=== Data supplied ===

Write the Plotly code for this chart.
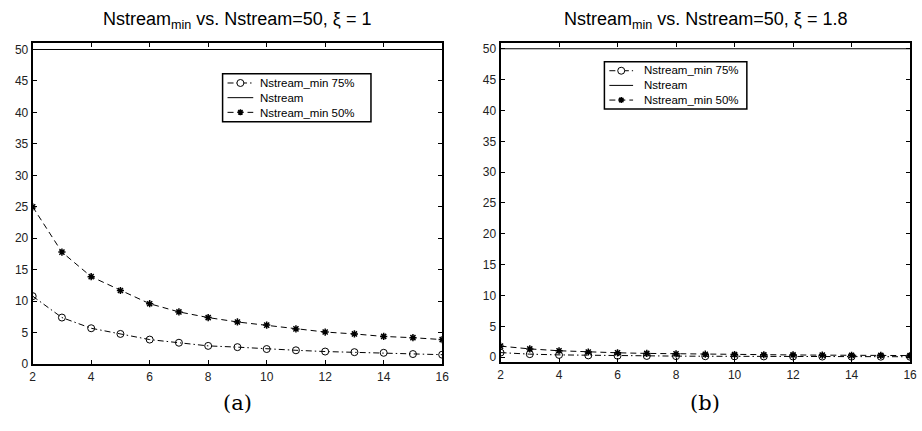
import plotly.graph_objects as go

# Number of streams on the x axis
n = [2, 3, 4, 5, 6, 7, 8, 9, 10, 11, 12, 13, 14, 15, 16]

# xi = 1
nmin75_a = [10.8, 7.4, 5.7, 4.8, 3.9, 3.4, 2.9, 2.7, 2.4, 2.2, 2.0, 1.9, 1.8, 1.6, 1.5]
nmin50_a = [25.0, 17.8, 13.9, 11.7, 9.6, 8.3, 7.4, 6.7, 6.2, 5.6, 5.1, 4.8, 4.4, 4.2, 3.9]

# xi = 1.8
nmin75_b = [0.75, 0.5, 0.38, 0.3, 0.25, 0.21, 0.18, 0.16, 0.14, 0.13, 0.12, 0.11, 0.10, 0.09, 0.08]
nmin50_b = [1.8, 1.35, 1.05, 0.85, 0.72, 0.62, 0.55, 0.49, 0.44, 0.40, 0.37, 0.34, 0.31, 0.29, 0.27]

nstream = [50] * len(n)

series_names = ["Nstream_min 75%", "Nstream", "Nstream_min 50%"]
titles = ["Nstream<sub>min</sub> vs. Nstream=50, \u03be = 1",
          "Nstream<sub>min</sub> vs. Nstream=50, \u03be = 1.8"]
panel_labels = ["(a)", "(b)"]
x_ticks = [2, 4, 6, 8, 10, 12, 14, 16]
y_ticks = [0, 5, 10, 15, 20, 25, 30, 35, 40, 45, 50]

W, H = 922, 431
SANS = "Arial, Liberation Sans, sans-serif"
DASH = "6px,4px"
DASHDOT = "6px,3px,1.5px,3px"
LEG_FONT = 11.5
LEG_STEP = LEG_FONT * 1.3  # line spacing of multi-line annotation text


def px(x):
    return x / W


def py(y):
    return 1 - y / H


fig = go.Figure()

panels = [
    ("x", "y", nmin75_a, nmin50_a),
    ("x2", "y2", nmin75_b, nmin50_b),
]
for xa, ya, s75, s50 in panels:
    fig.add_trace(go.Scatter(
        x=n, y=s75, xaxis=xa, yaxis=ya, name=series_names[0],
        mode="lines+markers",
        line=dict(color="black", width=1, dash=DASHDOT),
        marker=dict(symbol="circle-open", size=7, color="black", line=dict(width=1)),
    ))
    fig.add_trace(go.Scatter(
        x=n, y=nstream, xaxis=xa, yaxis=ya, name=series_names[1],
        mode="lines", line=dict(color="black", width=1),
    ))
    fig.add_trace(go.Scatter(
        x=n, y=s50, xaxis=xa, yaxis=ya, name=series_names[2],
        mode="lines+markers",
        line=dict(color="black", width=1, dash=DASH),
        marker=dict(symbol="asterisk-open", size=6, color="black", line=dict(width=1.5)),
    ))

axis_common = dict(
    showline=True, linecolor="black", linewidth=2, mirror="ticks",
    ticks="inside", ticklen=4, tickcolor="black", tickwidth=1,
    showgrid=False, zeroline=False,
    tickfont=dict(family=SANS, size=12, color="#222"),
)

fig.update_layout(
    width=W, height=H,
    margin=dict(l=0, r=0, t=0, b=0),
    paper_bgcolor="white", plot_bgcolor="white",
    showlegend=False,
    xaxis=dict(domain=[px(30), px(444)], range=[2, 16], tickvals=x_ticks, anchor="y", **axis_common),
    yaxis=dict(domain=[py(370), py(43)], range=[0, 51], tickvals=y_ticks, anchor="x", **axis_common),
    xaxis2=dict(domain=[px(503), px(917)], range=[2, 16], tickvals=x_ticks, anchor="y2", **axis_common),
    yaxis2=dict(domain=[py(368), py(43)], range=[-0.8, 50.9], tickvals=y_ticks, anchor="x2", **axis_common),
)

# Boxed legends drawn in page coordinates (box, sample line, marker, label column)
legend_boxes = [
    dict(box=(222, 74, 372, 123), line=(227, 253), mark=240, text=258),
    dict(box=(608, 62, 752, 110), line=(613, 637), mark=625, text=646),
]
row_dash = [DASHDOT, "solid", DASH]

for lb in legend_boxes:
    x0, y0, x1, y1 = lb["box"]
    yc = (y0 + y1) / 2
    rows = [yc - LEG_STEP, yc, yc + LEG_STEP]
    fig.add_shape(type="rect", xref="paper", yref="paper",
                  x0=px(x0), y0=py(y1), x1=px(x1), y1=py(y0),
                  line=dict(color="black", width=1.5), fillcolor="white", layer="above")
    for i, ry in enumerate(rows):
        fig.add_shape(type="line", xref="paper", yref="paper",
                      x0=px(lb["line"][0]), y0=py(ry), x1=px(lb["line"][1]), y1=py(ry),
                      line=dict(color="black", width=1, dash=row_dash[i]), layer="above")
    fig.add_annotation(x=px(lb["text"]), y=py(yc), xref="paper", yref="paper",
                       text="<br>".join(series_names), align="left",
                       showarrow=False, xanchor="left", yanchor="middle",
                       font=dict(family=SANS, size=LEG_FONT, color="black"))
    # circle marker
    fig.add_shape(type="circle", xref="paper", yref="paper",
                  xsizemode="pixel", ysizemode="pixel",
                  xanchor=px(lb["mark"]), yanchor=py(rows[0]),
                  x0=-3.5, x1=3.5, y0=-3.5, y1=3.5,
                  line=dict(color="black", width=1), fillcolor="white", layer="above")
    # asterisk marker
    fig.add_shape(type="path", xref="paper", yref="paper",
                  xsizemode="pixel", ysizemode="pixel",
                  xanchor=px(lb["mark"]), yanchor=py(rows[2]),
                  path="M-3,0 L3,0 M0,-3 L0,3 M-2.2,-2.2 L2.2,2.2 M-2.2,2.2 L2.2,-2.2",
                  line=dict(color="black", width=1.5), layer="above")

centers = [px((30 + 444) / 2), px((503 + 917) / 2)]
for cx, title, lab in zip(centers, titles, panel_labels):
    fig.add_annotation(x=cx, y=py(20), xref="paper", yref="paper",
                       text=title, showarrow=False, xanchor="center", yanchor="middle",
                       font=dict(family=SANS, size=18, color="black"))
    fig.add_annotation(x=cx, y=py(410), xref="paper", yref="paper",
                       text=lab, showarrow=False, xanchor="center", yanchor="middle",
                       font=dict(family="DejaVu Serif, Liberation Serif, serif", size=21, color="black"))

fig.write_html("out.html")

===
=== Data supplied ===

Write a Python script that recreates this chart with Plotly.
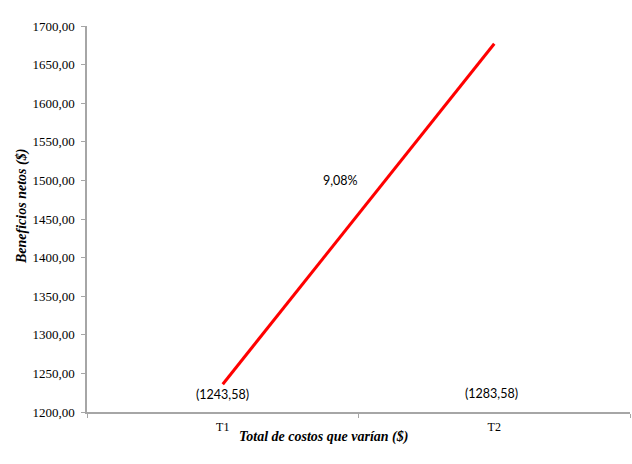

===

Required work — Look above for the line with "Write the Plotly code for this chart." and copy exactly from it through the line with "40, 45, 50]", both included. Omit the pictures.

Result of the exercise —
Write the Plotly code for this chart.
import plotly.graph_objects as go

# Number of streams on the x axis
n = [2, 3, 4, 5, 6, 7, 8, 9, 10, 11, 12, 13, 14, 15, 16]

# xi = 1
nmin75_a = [10.8, 7.4, 5.7, 4.8, 3.9, 3.4, 2.9, 2.7, 2.4, 2.2, 2.0, 1.9, 1.8, 1.6, 1.5]
nmin50_a = [25.0, 17.8, 13.9, 11.7, 9.6, 8.3, 7.4, 6.7, 6.2, 5.6, 5.1, 4.8, 4.4, 4.2, 3.9]

# xi = 1.8
nmin75_b = [0.75, 0.5, 0.38, 0.3, 0.25, 0.21, 0.18, 0.16, 0.14, 0.13, 0.12, 0.11, 0.10, 0.09, 0.08]
nmin50_b = [1.8, 1.35, 1.05, 0.85, 0.72, 0.62, 0.55, 0.49, 0.44, 0.40, 0.37, 0.34, 0.31, 0.29, 0.27]

nstream = [50] * len(n)

series_names = ["Nstream_min 75%", "Nstream", "Nstream_min 50%"]
titles = ["Nstream<sub>min</sub> vs. Nstream=50, \u03be = 1",
          "Nstream<sub>min</sub> vs. Nstream=50, \u03be = 1.8"]
panel_labels = ["(a)", "(b)"]
x_ticks = [2, 4, 6, 8, 10, 12, 14, 16]
y_ticks = [0, 5, 10, 15, 20, 25, 30, 35, 40, 45, 50]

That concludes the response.